Dark Harvest is a bold and unsettling new nightmare. Cinematography and production design make up for a sporadic plot in this rewatchable Halloween film.
There is a liminal moment in most horror films, just before the plot is fully revealed, where the story’s trajectory is nearly unpredictable. The mind starts to frantically piece together every possibility and every haunting outcome, and good horror films capitalize on this feeling. Unless viewers have read the 2006 novella on which David Slade’s Dark Harvest is based, they’ll reside in that moment of unpredictability for most of the film. Dark Harvest is a Halloween-themed horror movie with a grim premise and frightening design for its main creature, Sawtooth Jack, “the reaper that grows in the field. The trick with a heart made of treats.”
The film is set in the 1960s, and Sawtooth Jack rises from cornfields outside a small town in the rural Midwest to wreak havoc every Halloween. The town’s residents send their teenage sons into the dark to hunt and kill Sawtooth—an event called “The Run”—thereby awarding their family wealth and honor while protecting the town. If Sawtooth survives and makes it to the church, however, unknown horrors can ensue.
Larry Smith’s cinematography bolsters Patti Podesta’s accurate and impressive production design to immerse the viewer in the 1960s and the aesthetics of a small town horror story. This also supports the film’s originality as a scary story set in greaser-era America: the guys hunting Sawtooth Jack have combs in their jean jacket pockets, hiding slicked back hair under The Misfits masks. Dark Harvest is visually striking. At times, this redeems the film from a somewhat sporadic plot and poor acting from supporting characters.
Though the film has some brutal kills and gory moments, it’s somewhat offset by an unnecessary push for coming-of-age elements. Richie Shepard (Casey Likes) wants to win The Run even though his family and peers don’t believe he has what it takes; for him, it’s a way to prove his worthiness as a man. Though his development is incredible, some dialogue is drawn out and stops the momentum from some exhilarating scenes. Even one of the most high-stakes moments in the film is weakened, in my opinion, by a forced emotional element.
Nevertheless, the concept—which feels like an amalgamation of Shirley Jackson’s short story, The Lottery, and the longrunning The Purge film franchise—is terrifying. Even with a stark concept, horror films rise and fall on the quality of their creatures’ design; Dark Harvest delivers an original, clever, and haunting design for Sawtooth Jack. With a face for nightmares, Sawtooth’s characterization is mysteriously powerful, and lends to the impact of the film’s ensuing plot twists.
The acting in Dark Harvest is a bit of a mixed bag.
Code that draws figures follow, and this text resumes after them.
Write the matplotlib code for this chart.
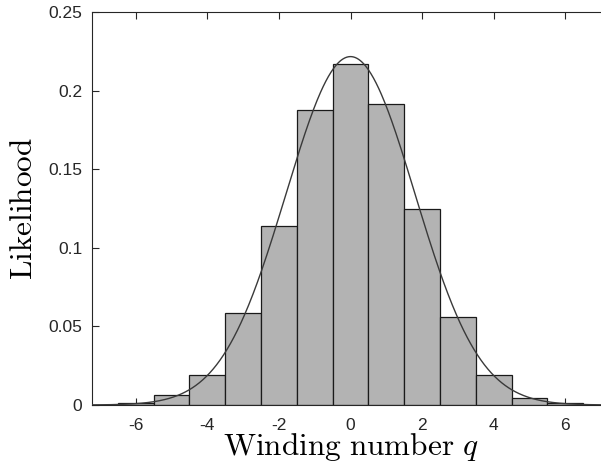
import numpy as np
import matplotlib
matplotlib.use('Agg')
import matplotlib.pyplot as plt

plt.rcParams['mathtext.fontset'] = 'cm'
plt.rcParams['font.family'] = ['Liberation Sans', 'DejaVu Sans']
plt.rcParams['axes.unicode_minus'] = False

# Histogram of winding numbers
q_values = [-7, -6, -5, -4, -3, -2, -1, 0, 1, 2, 3, 4, 5, 6, 7]
likelihood = [0.0003, 0.0015, 0.0062, 0.019, 0.0586, 0.1141, 0.1877, 0.2170,
              0.1916, 0.1249, 0.0561, 0.019, 0.0044, 0.0015, 0.0003]

# Gaussian fit parameters
fit_mu = 0.0
fit_sigma = 1.80

x_ticks = [-6, -4, -2, 0, 2, 4, 6]
y_ticks = [0, 0.05, 0.1, 0.15, 0.2, 0.25]
y_ticklabels = ['0', '0.05', '0.1', '0.15', '0.2', '0.25']

fig = plt.figure(figsize=(6.01, 4.69), dpi=100)
# right edge sits just past the image border, as in the original
ax = fig.add_axes([92 / 601, 1 - 405 / 469, (609 - 92) / 601, (405 - 12) / 469])

ax.bar(q_values, likelihood, width=1.0, color='#b3b3b3', edgecolor='#1a1a1a',
       linewidth=0.9, zorder=2)

xs = np.linspace(-7.25, 7.25, 600)
gauss = np.exp(-0.5 * ((xs - fit_mu) / fit_sigma) ** 2) / (fit_sigma * np.sqrt(2 * np.pi))
ax.plot(xs, gauss, color='#3a3a3a', linewidth=1.0, zorder=3)

ax.set_xlim(-7.22, 7.22)
ax.set_ylim(0, 0.25)
ax.set_xticks(x_ticks)
ax.set_yticks(y_ticks)
ax.set_yticklabels(y_ticklabels)
ax.tick_params(direction='in', top=True, right=True, length=5, width=0.8,
               labelsize=12.5, colors='#262626')
ax.tick_params(axis='x', pad=9)
ax.tick_params(axis='y', pad=7)
for s in ax.spines.values():
    s.set_color('#262626')
    s.set_linewidth(0.8)

ax.set_xlabel(r'$\mathrm{Winding\ number}\ q$', fontsize=22.5, labelpad=-1)
ax.set_ylabel(r'$\mathrm{Likelihood}$', fontsize=22.5, labelpad=7)

fig.savefig('out.png', dpi=100)
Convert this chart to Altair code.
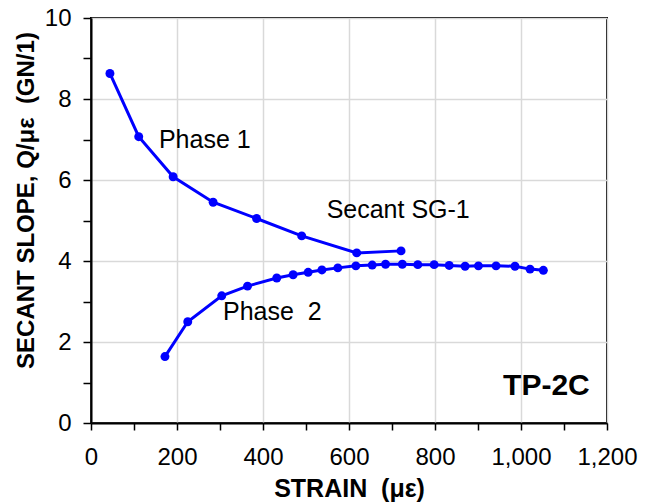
import altair as alt
import pandas as pd

# Phase 1 series
p1_strain = [44, 111, 191, 284, 385, 490, 618, 721]
p1_slope = [8.63, 7.07, 6.08, 5.45, 5.05, 4.62, 4.20, 4.25]

# Phase 2 series
p2_strain = [172, 225, 304, 364, 432, 470, 505, 537, 574, 616, 654, 685,
             724, 760, 798, 833, 870, 901, 942, 986, 1021, 1052]
p2_slope = [1.64, 2.50, 3.14, 3.38, 3.58, 3.66, 3.72, 3.78, 3.83, 3.88, 3.90, 3.92,
            3.92, 3.91, 3.91, 3.89, 3.87, 3.88, 3.88, 3.87, 3.80, 3.77]

# annotations
NBSP = "\u00a0"
ann_text = ["Phase 1", "Secant SG-1", "Phase" + NBSP + NBSP + "2"]
ann_x = [158, 548, 307]
ann_y = [7.0, 5.27, 2.73]

tag_text = ["TP-2C"]
tag_x = [1160]
tag_y = [0.92]

x_ticks = list(range(0, 1201, 100))
y_ticks = list(range(0, 11, 1))

FONT = "Liberation Sans"

rows = []
for i, (s, v) in enumerate(zip(p1_strain, p1_slope)):
    rows.append({"strain": s, "slope": v, "series": "Phase 1", "order": i})
for i, (s, v) in enumerate(zip(p2_strain, p2_slope)):
    rows.append({"strain": s, "slope": v, "series": "Phase 2", "order": i})
df = pd.DataFrame(rows)

ann_df = pd.DataFrame({"text": ann_text, "x": ann_x, "y": ann_y})
tag_df = pd.DataFrame({"text": tag_text, "x": tag_x, "y": tag_y})

x_scale = alt.Scale(domain=[0, 1200], nice=False, zero=False)
y_scale = alt.Scale(domain=[0, 10], nice=False, zero=False)

x_axis = alt.Axis(
    values=x_ticks,
    format=",d",
    labelExpr="datum.value % 200 === 0 ? datum.label : ''",
    title="STRAIN" + NBSP + NBSP + "(\u03bc\u03b5)",
    grid=True,
    gridColor="#d9d9d9",
    gridWidth=1.5,
    gridOpacity={"condition": {"test": "datum.value % 200 === 0", "value": 1}, "value": 0},
    tickSize=7,
    tickColor="black",
    tickWidth=1.5,
    domainColor="black",
    domainWidth=2,
    labelFontSize=24,
    labelFont=FONT,
    labelColor="black",
    labelPadding=15,
    labelFlush=False,
    titleFont=FONT,
    titleFontSize=25,
    titleFontWeight="bold",
    titleColor="black",
    titlePadding=7,
)

y_axis = alt.Axis(
    values=y_ticks,
    labelExpr="datum.value % 2 === 0 ? datum.label : ''",
    title="SECANT SLOPE, Q/\u03bc\u03b5" + NBSP + NBSP + "(GN/1)",
    grid=True,
    gridColor="#d9d9d9",
    gridWidth=1.5,
    gridOpacity={"condition": {"test": "datum.value % 2 === 0", "value": 1}, "value": 0},
    tickSize=8,
    tickColor="black",
    tickWidth=1.5,
    domainColor="black",
    domainWidth=2,
    labelFontSize=24,
    labelFont=FONT,
    labelColor="black",
    labelPadding=12,
    labelFlush=False,
    titleFont=FONT,
    titleFontSize=24,
    titleFontWeight="bold",
    titleColor="black",
    titlePadding=6,
    titleY=182,
)

lines = alt.Chart(df).mark_line(
    color="#0000FF", strokeWidth=3,
    point=alt.OverlayMarkDef(color="#0000FF", filled=True, size=80, opacity=1),
).encode(
    x=alt.X("strain:Q", scale=x_scale, axis=x_axis),
    y=alt.Y("slope:Q", scale=y_scale, axis=y_axis),
    detail="series:N",
    order="order:Q",
)

ann = alt.Chart(ann_df).mark_text(
    align="left", baseline="middle", fontSize=25, font=FONT, color="black"
).encode(
    x=alt.X("x:Q", scale=x_scale),
    y=alt.Y("y:Q", scale=y_scale),
    text="text:N",
)

tag = alt.Chart(tag_df).mark_text(
    align="right", baseline="middle", fontSize=30, font=FONT, fontWeight="bold", color="black"
).encode(
    x=alt.X("x:Q", scale=x_scale),
    y=alt.Y("y:Q", scale=y_scale),
    text="text:N",
)

chart = alt.layer(lines, ann, tag).properties(
    width=516,
    height=405,
    autosize=alt.AutoSizeParams(type="none"),
    padding={"left": 91, "top": 18, "right": 44, "bottom": 80},
    background="white",
).configure_view(
    stroke="black",
    strokeWidth=2,
)

chart.save("out.html", embed_options={"renderer": "svg", "actions": False})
On one hand, Casey Likes, Jeremy Davies, and Elizabeth Reaser deliver stellar performances as the Shepard family. On the other hand, however, Luke Kirby’s portrayal of Officer Jerry Ricks is overbearing and unnecessary. Thankfully, the film’s premise and gruesome moments make up for weaker performances.
Dark Harvest’s realization of a culture which functions on training its young men to (literally) starve for violence is as prescient as the film’s unrelenting kills. This is where the coming-of-age elements thrive and need no further development: the tragic message behind The Run is that every family chooses to send their children to potential death in order to make advances in society. They’re forced to grow up and do things no teenager should do.
Most of Dark Harvest is stellar—replete with solid cinematography, storytelling, mystery, and acting—but the third act contains intriguing decisions made by the filmmakers. Their choice to highlight more emotional elements in the film’s later scenes is one I think serves to the disadvantage of its horror. The dark premise is muted by long dialogue and unnecessary drama at times, but the closing scenes redeem the third act altogether.
Whether viewers are satisfied with Dark Harvest’s accuracy to the novella or disgruntled by its weaker third act, it is still well worth the time and will hopefully find its place as a regular Halloween watch for many.
Dark Harvest is now available to watch on digital and on demand.